As it happens, the Union did have guns similar in size to those for which the ships were designed - the 6.4" Parrott and the 8" Parrott - but these guns were not designed to penetrate armour. The 6.4" Parrott had a muzzle velocity of 1,080 feet per second and a muzzle energy of 810 foot tons, which is about 40.5 foot tons per inch of circumference of the projectile, while the 8" Parrott generated about 60 foot tons per inch at the muzzle. In ideal conditions (a steel shot, not used in US service at the time, and a perpendicular impact) the Warrior's armour would resist at 61 foot tons per inch, so the 8" Parrott is marginal under ideal conditions and the 6.4" Parrott has no hope of penetrating Warrior or any similar ironclad under any circumstances.

There is also a doctrinal matter to consider.
These ships are ironclad vessels in American service, and their armament should thus reflect this. Historically the Union had a general doctrinal focus on larger guns for their big ships, with ships often having batteries composed entirely of very large Dahlgren guns (e.g. the Niagara, armed solely with 11" guns) and this trend was also present with their ironclads. The smallest main battery used by any seagoing US ironclad consisted of 150 pounder Parrott guns (8") with 9" or 11" smoothbores being more common, and 15" smoothbores showing up later on. There is logic in this with ironclads; it is better to fire fewer more destructive shots that can harm an enemy ironclad.

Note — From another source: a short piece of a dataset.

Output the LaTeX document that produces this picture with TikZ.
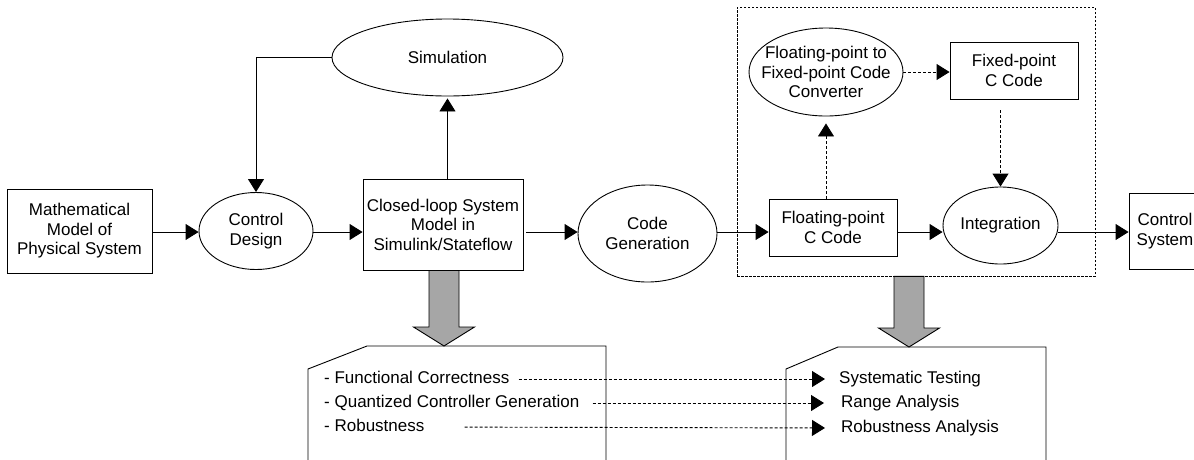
\documentclass[tikz,border=0pt]{standalone}
\usepackage{fontspec}
\setmainfont{Liberation Sans}
\usetikzlibrary{
  arrows.meta,
  positioning,
  calc,
  shapes.geometric
}
\newcommand{\fatarr}[2]{\path[fat] let \p1=(#1), \p2=(#2) in
  (\x2-15pt,\y1) -- (\x2-15pt,\y2+19pt) -- (\x2-30.5pt,\y2+19pt) -- (\x2,\y2)
  -- (\x2+30.5pt,\y2+19pt) -- (\x2+15pt,\y2+19pt) -- (\x2+15pt,\y1) -- cycle;}

\begin{document}
\begin{tikzpicture}[x=1pt, y=-1pt,
font=\fontsize{17}{19.5}\selectfont,
bx/.style={draw, line width=0.9pt, inner sep=0pt, align=center},
el/.style={draw, ellipse, line width=0.9pt, inner sep=0pt, align=center},
ar/.style={-{Triangle[length=13pt,width=16pt]}, line width=0.9pt},
da/.style={ar, dash pattern=on 3pt off 2pt},
grp/.style={draw, dash pattern=on 2.5pt off 1.5pt, line width=0.7pt, inner sep=0pt},
fat/.style={draw, line width=0.9pt, fill=black!35},
note/.style={draw, line width=0.9pt},
it/.style={anchor=west, inner sep=0pt, text height=12pt, text depth=3.5pt}
]
\useasboundingbox (0,0) rectangle (1194,459);
\clip (0,0) rectangle (1194,459);
\coordinate (row) at (0,232);
\node[bx, minimum width=145pt, minimum height=84pt] (mm) at (79.5,231) {Mathematical\\Model of\\Physical System};
\node[el, minimum width=114pt, minimum height=77pt] (cd) at (256,231) {Control\\Design};
\node[el, minimum width=231pt, minimum height=77pt] (sim) at (447.5,57.5) {Simulation};
\node[bx, minimum width=160pt, minimum height=91pt] (cl) at (443,224.5) {Closed-loop System\\Model in\\Simulink/Stateflow};
\node[el, minimum width=139pt, minimum height=97pt] (cg) at (647.5,233.5) {Code\\Generation};
\node[grp, minimum width=358pt, minimum height=269pt] (grpbox) at (916,141.5) {};
\node[bx, minimum width=128pt, minimum height=57pt] (fl) at (833,227.5) {Floating-point\\C Code};
\node[el, minimum width=154pt, minimum height=88pt, inner xsep=-12pt] (cv) at (826,72) {Floating-point to\\Fixed-point Code\\Converter};
\node[bx, minimum width=128pt, minimum height=57pt] (fx) at (1014,70.5) {Fixed-point\\C Code};
\node[el, minimum width=115pt, minimum height=77pt] (ig) at (1000.5,225.5) {Integration};
\node[bx, minimum width=72pt, minimum height=76pt] (cs) at (1165,231) {Control\\System};
\draw[ar] (mm.east |- row) -- (cd.west |- row);
\draw[ar] (cd.east |- row) -- (cl.west |- row);
\draw[ar] ([xshift=3pt]cl.east |- row) -- (cg.west |- row);
\draw[ar] (cg.east |- row) -- (fl.west |- row);
\draw[ar] (fl.east |- row) -- (ig.west |- row);
\draw[ar] (ig.east |- row) -- (cs.west |- row);
\draw[ar] (sim.west) -| (cd.north);
\draw[ar, shorten >=2pt] (sim.south |- cl.north) -- (sim.south);
\draw[da, shorten >=7pt] (cv.south |- fl.north) -- (cv.south);
\draw[da] (cv.east) -- (cv.east -| fx.west);
\draw[da, shorten <=11pt] (ig.north |- fx.south) -- (ig.north);
\draw[note] (308,470) -- (308,369) -- (367,346) -- (606,346) -- (606,470);
\draw[note] (786,470) -- (786,369) -- (838,347) -- (1046,347) -- (1046,470);
\coordinate (nl) at (444,346);
\coordinate (nr) at (909,347);
\fatarr{cl.south}{nl}
\fatarr{grpbox.south}{nr}
\node[it] (a1) at (324,379) {- Functional Correctness};
\node[it] (a2) at (324,403) {- Quantized Controller Generation};
\node[it] (a3) at (324,427) {- Robustness};
\node[it] (b1) at (839,379) {Systematic Testing};
\node[it] (b2) at (841,403) {Range Analysis};
\node[it] (b3) at (841,428) {Robustness Analysis};
\draw[da, shorten <=9pt, shorten >=14pt] (a1.east) -- (b1.west);
\draw[da, shorten <=13pt, shorten >=17pt] (a2.east) -- (b2.west);
\draw[da, shorten <=40pt, shorten >=16pt] (a3.east) -- (b3.west);
\end{tikzpicture}
\end{document}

Comparison with actual large Union vessels, ironclad and not, would tend to suggest a battery size of around ten to twenty guns would be more realistic; with the Union's historical production issues for appropriately sized rifles it seems unlikely that nearly seventy could be found just for these two ships. A smaller battery, in addition to being more realistic, would also offer the chance of using weapons heavy enough to do damage to ironclads.

The Result

Functionally what TFSmith has done is take the completed Re d'Italia and Re de Portogallo, transported them back in time two years, and added two extra guns to each so that their numbers were as big as the numbers for Warrior and Black Prince (which is to say, 40). These ships should not be appearing in service in 1862, and probably not in 1863 unless they were the primary beneficiaries of a program of concentration of all available resources from guns to engines to wrought iron armour.
Instead, they are produced almost as an afterthought, less than 10% of Union ironclad production in 1862, and not even the only large broadside ironclad frigates TFSmith places in operation.